Why is that? Because when he finds a few fish holding in likely areas late in the afternoon (places where the film of shad eggs is visible), the next morning can sometimes produce lights out action as the shad spawn cranks up again in earnest.
"When you have a shad spawn going on and you've caught one or two fish there, there's probably a wad of fish (hanging around) there and it's a matter of finding the right bait to capitalize on it," said Chapman, the 2012 BASS Angler of the Year.
He also notes that if the water is a bit on the dirty side early on in the summer months - especially if water levels are higher than normal - a buzzbait can be a key surface bait to try, particularly around flooded vegetation, brush and laydowns.
"Typically, when the water rises, it will scatter fish out," Chapman said. "I've found that the best way to find them and to cover water is to use either a spinnerbait or a buzzbait.

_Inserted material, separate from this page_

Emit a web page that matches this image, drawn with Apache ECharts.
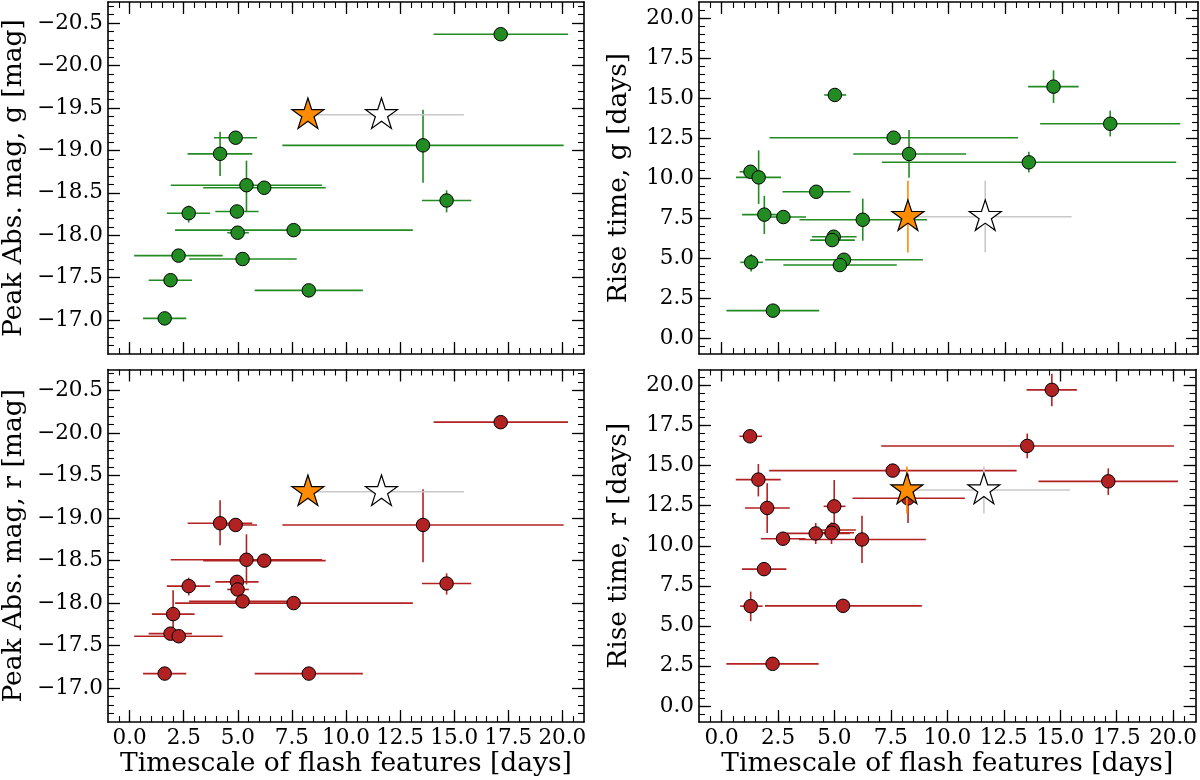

One thing that Chapman is sure to do is to put a trailer hook on either the black or the white versions of the Picasso Dinner Bell buzzbaits that he typically fishes.
"There's no doubt in my mind that over a couple of days of fishing, I'm going to catch a couple of key fish on (that) trailer hook," he said. "And that will be the difference between doing good and doing really good."
Speaking of doing really good, Wheeler used a couple of topwater baits to his advantage en route to winning his 2012 Forrest Wood Cup title, focusing on bluegill beds as he discovered them.
When Wheeler did so, he tossed either a Rapala Skitter Walk or an X-Rap prop bait to elicit some big surface strikes and to catch some key fish that helped him secure that prestigious title.
MLF Select pro Randy Howell, the 2014 Bassmaster Classic champion from Alabama, is another angler who likes to toss topwaters around when the bluegills are spawning.
"It's definitely a good time to catch a big (bass) because a lot of times (in the early summer months) of the year, they are feeding on (those) bream," said Howell.
When Howell targets the lunker bass hanging around the outer edge of spawning bluegill beds, he'll usually throw a fairly good size walking bait to get their attention.
"Usually, I've found that bigger topwaters like the Livingston Walking Boss II or the regular Walking Boss, those are good because they will make a lot of commotion and (they're) fast (to retrieve back to the boat)," said Howell.
With any luck, on that retrieve, there will be a big splash of water as yet another bass strikes a surface lure, one of the most exciting ways - and best ways - to target early morning bass in the first days of sweet summertime.